At least find me a job, okay?

Hell, my horoscope said I was going to meet some exotic sensual new person who was going to want to be much more than my friend... today. Didn't happen.

Well, someone asked to 'friend' Gladys on Catster, so that's something, I guess. It's even kind of exotic, since it was a cat doing the asking.

Know what? I added some stuff to my bookshelf, the one in the middle, and it's upsetting my feng shui (did I spell that right, at least?) to have new stuff there, after EIGHT years of the same, dust included. No shit, I had not dusted in EIGHT YEARS. Even though I just did the shelf edges, it looks really good. The bookcases, it turns out, are actually black, not whitish grayish black. Who knew?

Okay, fine, I made progress after all. I admit it. And I like to see my 'stuff', I like to go through all the pieces of paper I elect to save, marvel, say, "Hey, I remember THAT!" or "Wow, I saved THIS? What in hell?", and throw stuff away, set stuff aside to recycle. Feels good.

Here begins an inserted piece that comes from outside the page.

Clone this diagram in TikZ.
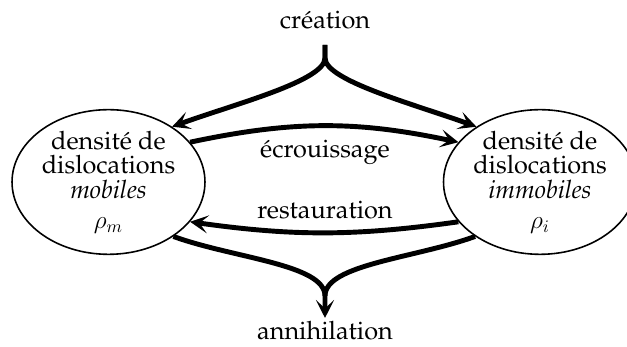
\documentclass[tikz,border=0pt]{standalone}
\usepackage[T1]{fontenc}
\renewcommand{\rmdefault}{ppl}
\usetikzlibrary{arrows.meta, shapes.geometric}
\newcommand{\labelsize}{\fontsize{14.4}{14}\selectfont}
\tikzset{
  density/.style={ellipse, draw=black, line width=0.9pt, minimum width=3.86cm, minimum height=2.8cm, inner sep=0pt, align=center, font=\labelsize},
  process/.style={font=\labelsize, inner sep=1pt},
  flow/.style={line width=2.8pt, -{Stealth[length=3.6mm, width=3.6mm, inset=1.7mm]}},
  plainflow/.style={line width=2.8pt}
}
\begin{document}
\begin{tikzpicture}[x=0.02cm, y=-0.02cm]
\useasboundingbox (0,0) rectangle (627,347);
% reservoirs
\node[density] (mob) at (108.5,182) {densit\'e de\\dislocations\\\textit{mobiles}\\[3pt]$\rho_m$};
\node[density] (imm) at (540,182) {densit\'e de\\dislocations\\\textit{immobiles}\\[3pt]$\rho_i$};
% sources and sinks
\node[process] (crea) at (325,20) {cr\'eation};
\node[process] (anni) at (325,331) {annihilation};
\node[process] (ecr) at (325,152) {\'ecrouissage};
\node[process] (rest) at (325,210) {restauration};
\coordinate (creatop) at (325,45);
\coordinate (creasplit) at (325,58);
\coordinate (annicusp) at (325,296);
\coordinate (annitip) at (325,318);
% creation
\draw[flow] (creatop) -- (creasplit) to[out=-90, in=20, out looseness=0.35] (mob.41);
\draw[flow] (creatop) -- (creasplit) to[out=-90, in=160, out looseness=0.35] (imm.139);
% hardening and recovery
\draw[flow] (mob.26) to[bend left=12] (imm.154);
\draw[flow] (imm.206) to[bend left=8] (mob.334);
% annihilation
\draw[plainflow] (mob.-40) to[out=-20, in=90, in looseness=0.5] (annicusp);
\draw[flow] (imm.220) to[out=200, in=90, in looseness=0.5] (annicusp) -- (annitip);
\end{tikzpicture}
\end{document}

But I wish I had some meat, I really do. I wonder if a PBJ will suffice? I can eat some meat tomorrow, assuming all the regular places that sell meaty foods are open. Being that it will be a National Holiday and all.

Oh, and in memoriam, I'd like to say, I'm sorry our young FIGHTING men and women are dying overseas (but FIGHTING often entails dying, yeah?), and I'm sorry people are dying who are not our young men and women, but some other country's young men and women, and can you believe we are still fighting in Iraq, after it's been proven that this was an unjust invasion and occupation, and we are now closing down military bases because they are eating up too much money that we need to be spending on the occupation of Iraq instead? Wait, I'm going to throw up... wait...

Okay, I'm alright. I can't even talk politics anymore, but it's fucking Memorial Day, so forget yer hot dogs and burgers, though I'm really craving the very same!, and think about all the damned death and destruction, and see if you don't upchuck your barbecue too.

There, that's enough for now, I'd say.